Here’s the whole thing:
The voice on waves of aether’s air
Be drawn upon the light
I call you from the nether’s lair
To bring you into sight
Whisper toward the lantern, mine
A fire burning clear
Your shadow thoughts are bending now
And turning to my ear
That sullen song is echoing
Black bell that has been rung
Your words are at my fingertips
And spilling from my tongue
I cast all ill intent aside
The song begins to wane
As dark dominion loses hold
And burns upon my flame
I am become the voice aloft
High above the ashes
Ringing in the darkened eaves
And slipping through the sashes
The reins are now belong to me
To stay or turn to ill
To set the dark devoted free
Or do with as I will
At this point I’ve come to see the hope in those who have forgotten. They are alive. They may not remember, but they live. This especially is true now for Ascender.
Woah.
Ascender went through so much alone … so many years of running and hiding … what is he up to now, I wonder? Trying to regain what he lost back then? How hard must it have been for him to leave us Mounties a second time?
I’ve been dying to know what he’s up to myself. He told us he’s on the path of butterflies…but what does that even mean? I feel he’s probably been guiding us in some way…we just don’t know it yet. This is his war to fight, too.
The last thing he said to us was “We have different paths to climb but we’ll meet at the end, where those paths meet. Where all our paths meet.” I’ve been wondering what that meant for ages… Will we see him again if we manage to unlock the Book? Or is he planning to return sometime sooner? I guess only time will tell.
I mean, butterfly effect is a thing. Maybe hes been keeping our timeline from splitting apart due to the time dilation we’re causing through our interference with the past?
I’m wondering if he’ll come back to us before the 23rd to help. Somewhere in the back of his mind, he must remember all of this, so he must know what we’re about to do. The Benefactor said it himself, we’re gonna need all the help we can get.
Okay so the compass has closed again. Do we need a new code or is this the end? Incase it isnt the end then maybe the books (The Myth of Elainnor, Oskar & Pipany, The Wishing Jar, The Forest of Darkening Glass, Ant & Caterpillow and The Little Red House) that Deeds found are the new key to the compass. Each book might be linked to a particullar guild and the order in which Deeds puts them down is the combination. Just a theory incase we need to open the compass again.

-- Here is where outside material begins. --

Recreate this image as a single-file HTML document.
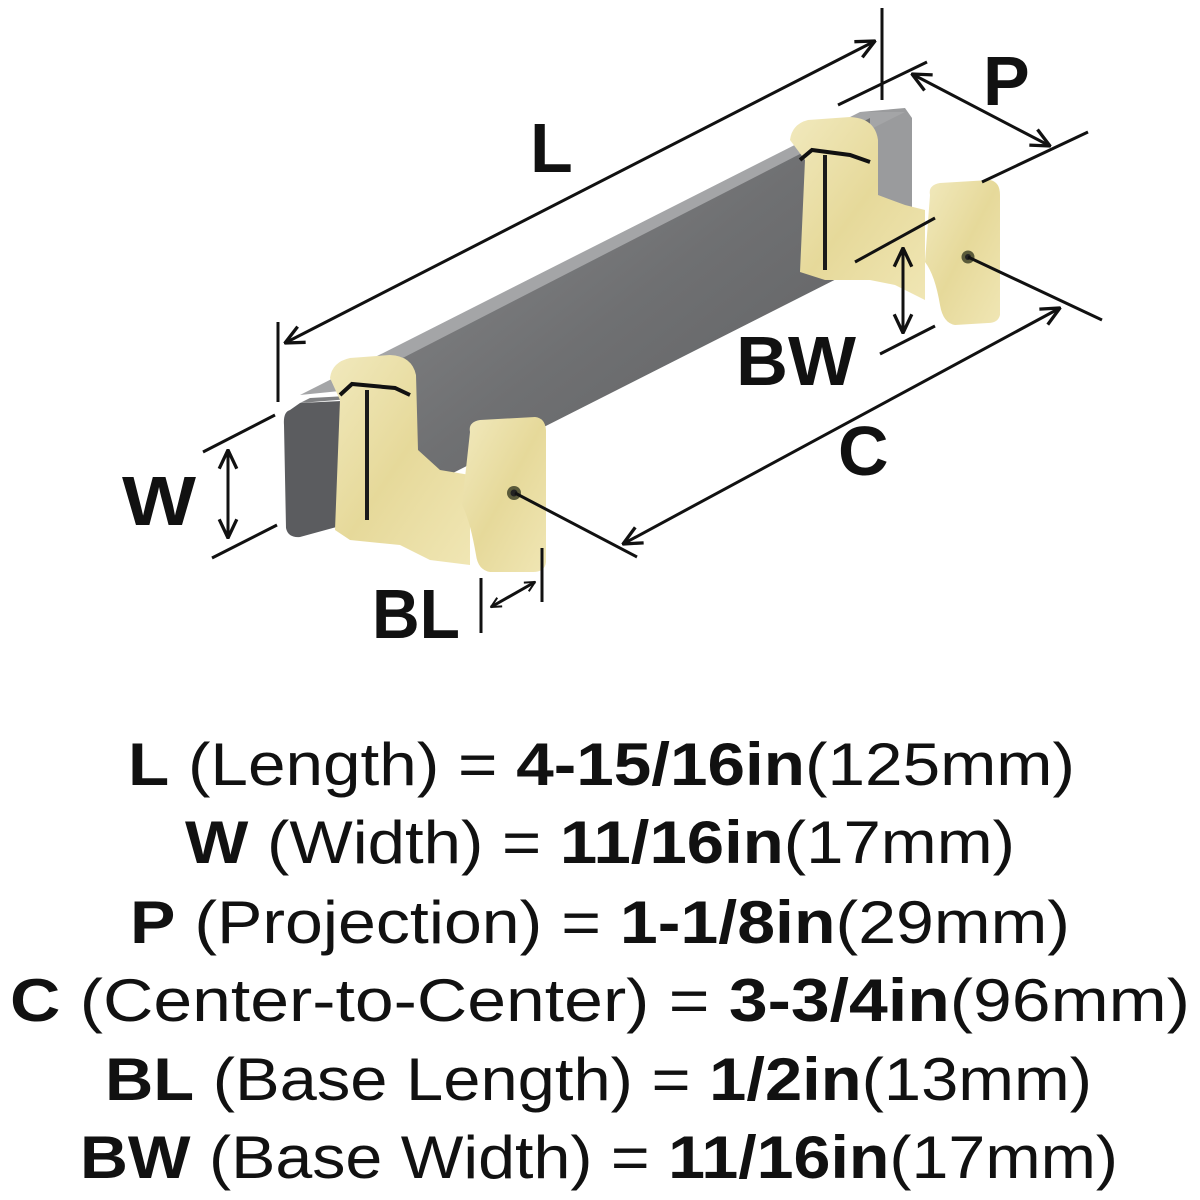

I was wondering if the books were somehow related to specific guilds, but I’m not sure which ones would go to which. If they each relate to a guild, then that might be a way of reopening the chronocompass, or we might just be wasting time on working on the chronocompass when we could be focused on work for the 23rd, which is this Saturday. Maybe we need to do both. I’m not sure who we’ll get if we open the chronocompass a last time since I kind of assumed that Ascender would be the last person we would speak with. I guess it’s worth a shot, though.